A l'approche du grand Jubilé de l'An 2000, je vous invite à porter un regard de foi sur «deux millénaires de l'action de l'Esprit Saint» (Dominum et vivificantem, 53a). L'Esprit, qui agit dans l'Eglise, était déjà à l'œuvre dans l'Ancienne Alliance et il continue à souffler où il veut. En effet, la Parole et le Souffle de Dieu sont à l'origine de l'être et de la vie de toute créature (cf. Catéchisme de l'Eglise catholique, n. 703). L'Esprit n'est absent d'aucun lieu de la création, d'aucun moment de l'histoire.

L'Esprit est communiqué par le Père à l'Eglise et à toute l'humanité. Ainsi, là où se trouvent des éléments de vérité, de bonté, de vraie beauté et de vraie sagesse, là où existe une attente de la révélation de Dieu, Il est à l'œuvre de manière cachée et discrète. La littérature, la philosophie, l'art, la musique, toutes les manifestations du génie humain sont de lumineux reflets de l'action de l'Esprit de Dieu qui, directement ou indirectement, oriente l'homme vers le salut.
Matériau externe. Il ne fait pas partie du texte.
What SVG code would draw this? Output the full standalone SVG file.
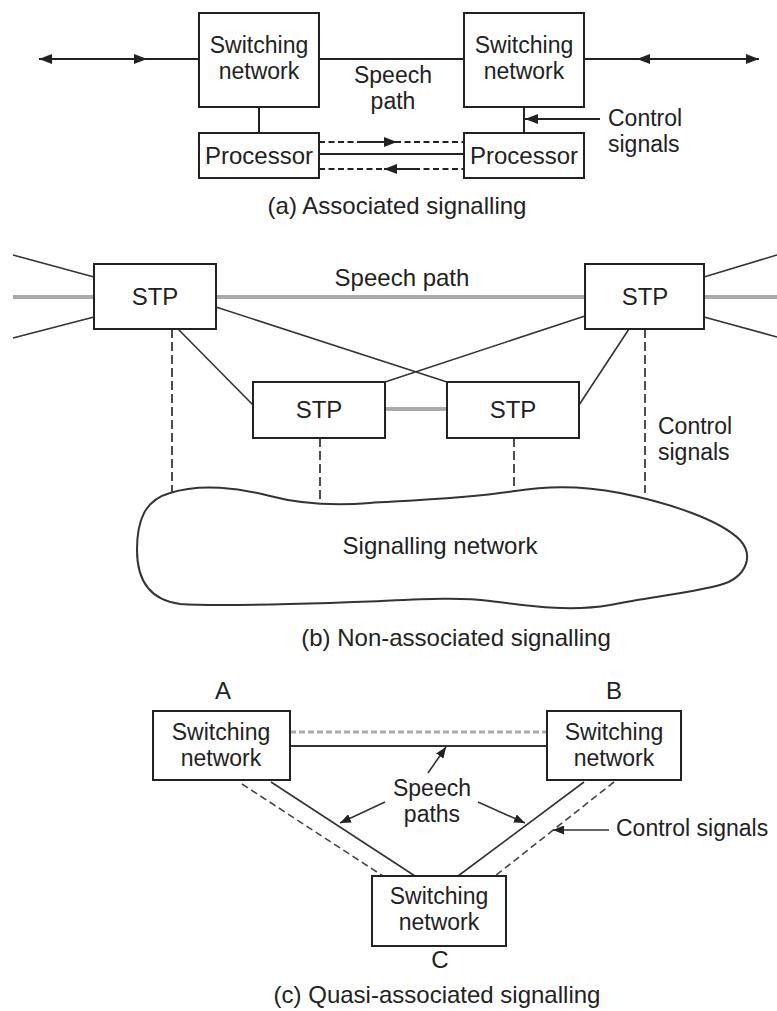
<svg xmlns="http://www.w3.org/2000/svg" width="777" height="1011" viewBox="0 0 777 1011">
<defs>
<style>
.box{fill:#fff;stroke:#222;stroke-width:2}
.t{font-family:"Liberation Sans",Arial,sans-serif;font-size:24px;fill:#222;text-anchor:middle}
.t2{font-family:"Liberation Sans",Arial,sans-serif;font-size:23px;fill:#222;text-anchor:middle}
.tl{font-family:"Liberation Sans",Arial,sans-serif;font-size:23px;fill:#222;text-anchor:start}
.ln{stroke:#222;stroke-width:2;fill:none}
.thin{stroke:#333;stroke-width:1.6;fill:none}
.dash{stroke:#222;stroke-width:2;fill:none;stroke-dasharray:6 3.5}
.vdash{stroke:#222;stroke-width:1.6;fill:none;stroke-dasharray:9 4}
.gdash{stroke:#444;stroke-width:1.6;fill:none;stroke-dasharray:7 4}
.gray{stroke:#aaa;stroke-width:4;fill:none}
.gray3{stroke:#aaa;stroke-width:3;fill:none;stroke-dasharray:6 3}
</style>
<marker id="ah" viewBox="0 0 13 10" refX="13" refY="5" markerWidth="13" markerHeight="10" markerUnits="userSpaceOnUse" orient="auto">
<path d="M0,0 L13,5 L0,10 z" fill="#222"/>
</marker>
<marker id="ah2" viewBox="0 0 11 9" refX="11" refY="4.5" markerWidth="11" markerHeight="9" markerUnits="userSpaceOnUse" orient="auto">
<path d="M0,0 L11,4.5 L0,9 z" fill="#222"/>
</marker>
</defs>
<rect width="777" height="1011" fill="#fff"/>

<!-- connectors -->
<g id="connectors">
<!-- (a) -->
<path class="ln" d="M199,59 H39" marker-end="url(#ah)"/>
<path class="ln" d="M100,59 H147" marker-end="url(#ah)"/>
<path class="ln" d="M319,59 H464"/>
<path class="ln" d="M584,59 H759" marker-end="url(#ah)"/>
<path class="ln" d="M700,59 H637" marker-end="url(#ah)"/>
<path class="ln" d="M259,107 V133"/>
<path class="ln" d="M524,107 V133"/>
<path class="ln" d="M600,119 H525" marker-end="url(#ah)"/>
<path class="dash" d="M319,142 H464"/>
<path class="ln" d="M360,142 H397" marker-end="url(#ah)"/>
<path class="ln" d="M319,154 H464"/>
<path class="dash" d="M319,169 H464"/>
<path class="ln" d="M420,169 H384" marker-end="url(#ah)"/>
<!-- (b) -->
<path class="gray" d="M13,297 H94 M216,297 H585 M704,297 H777"/>
<path class="gray" d="M385,409 H447"/>
<path class="thin" d="M13,255 L94,277 M13,338 L94,317 M704,277 L777,255 M704,317 L777,337"/>
<path class="thin" d="M178,329 L253,405 M216,307 L447,382 M585,316 L385,382 M629,329 L579,405"/>
<path class="vdash" d="M172,329 V493 M320,438 V504 M514,438 V492 M645,329 V493"/>
<!-- (c) -->
<path class="gray3" d="M290,732 H547"/>
<path class="ln" d="M290,746 H547" style="stroke:#333"/>
<path class="thin" d="M271,782 L415,876 M584,782 L458,876"/>
<path class="gdash" d="M242,784 L383,876 M614,782 L495,876"/>
<path class="thin" d="M428,773 L446,747" marker-end="url(#ah2)"/>
<path class="thin" d="M385,802 L340,823" marker-end="url(#ah2)"/>
<path class="thin" d="M478,802 L525,823" marker-end="url(#ah2)"/>
<path class="thin" d="M609,830 L553,830" marker-end="url(#ah2)"/>
</g>

<!-- (a) nodes -->
<g id="a-sw-left"><rect class="box" x="199" y="13" width="120" height="94"/><text class="t2" x="259" y="53">Switching</text><text class="t2" x="259" y="79">network</text></g>
<g id="a-sw-right"><rect class="box" x="464" y="13" width="120" height="94"/><text class="t2" x="524" y="53">Switching</text><text class="t2" x="524" y="79">network</text></g>
<g id="a-proc-left"><rect class="box" x="199" y="133" width="120" height="45"/><text class="t" x="259" y="164">Processor</text></g>
<g id="a-proc-right"><rect class="box" x="464" y="133" width="120" height="45"/><text class="t" x="524" y="164">Processor</text></g>
<g id="a-labels">
<text class="t2" x="393" y="83">Speech</text><text class="t2" x="393" y="109">path</text>
<text class="tl" x="608" y="126">Control</text><text class="tl" x="608" y="152">signals</text>
<text class="t" x="397" y="214">(a) Associated signalling</text>
</g>

<!-- (b) nodes -->
<g id="b-stp-tl"><rect class="box" x="94" y="264" width="122" height="65"/><text class="t" x="155" y="305">STP</text></g>
<g id="b-stp-tr"><rect class="box" x="585" y="264" width="119" height="65"/><text class="t" x="645" y="305">STP</text></g>
<g id="b-stp-ml"><rect class="box" x="253" y="382" width="132" height="56"/><text class="t" x="319" y="418">STP</text></g>
<g id="b-stp-mr"><rect class="box" x="447" y="382" width="132" height="56"/><text class="t" x="513" y="418">STP</text></g>
<g id="b-cloud">
<path d="M170,493 C200,483 240,488 270,496 C300,504 330,506 370,503 C420,500 470,498 515,491 C545,486 580,485 620,493 C670,503 720,520 740,540 C755,557 745,578 720,585 C690,593 650,597 610,605 C570,612 530,606 490,601 C450,596 400,601 330,603 C260,605 210,606 180,604 C150,600 137,580 137,550 C137,520 145,500 170,493 Z" fill="#fff" stroke="#333" stroke-width="2"/>
<text class="t" x="440" y="554">Signalling network</text>
</g>
<g id="b-labels">
<text class="t" x="402" y="286">Speech path</text>
<text class="tl" x="658" y="434">Control</text><text class="tl" x="658" y="460">signals</text>
<text class="t" x="456" y="646">(b) Non-associated signalling</text>
</g>

<!-- (c) nodes -->
<g id="c-sw-a"><rect class="box" x="153" y="711" width="137" height="69"/><text class="t2" x="221" y="740">Switching</text><text class="t2" x="221" y="766">network</text></g>
<g id="c-sw-b"><rect class="box" x="547" y="711" width="134" height="69"/><text class="t2" x="614" y="740">Switching</text><text class="t2" x="614" y="766">network</text></g>
<g id="c-sw-c"><rect class="box" x="372" y="876" width="134" height="70"/><text class="t2" x="439" y="904">Switching</text><text class="t2" x="439" y="930">network</text></g>
<g id="c-labels">
<text class="t" x="223" y="699">A</text>
<text class="t" x="614" y="699">B</text>
<text class="t" x="440" y="968">C</text>
<text class="t2" x="432" y="796">Speech</text><text class="t2" x="432" y="822">paths</text>
<text class="tl" x="616" y="836">Control signals</text>
<text class="t" x="437" y="1003">(c) Quasi-associated signalling</text>
</g>
</svg>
Ainsi que le disait Gaudium et spes, il n'est rien de vraiment humain qui ne trouve écho dans le cœur des disciples du Christ. «Conduits par l'Esprit Saint dans leur marche vers le royaume du Père» (GS, n. 1), les chrétiens sont appelés dans l'Eglise à transmettre à toute l'humanité la plénitude de l'Esprit reçu le jour de la Pentecôte.

* * *

Je salue cordialement les pèlerins de langue française, notamment ceux qui viennent de Côte-d'Ivoire, de l'Ile Maurice et du Viêt-nam, et je leur souhaite de faire de leurs vacances un temps de découverte de la présence et de l'action de Dieu dans leur vie.

A chacun d'entre vous, mes chers amis, je donne de grand cœur la Bénédiction apostolique.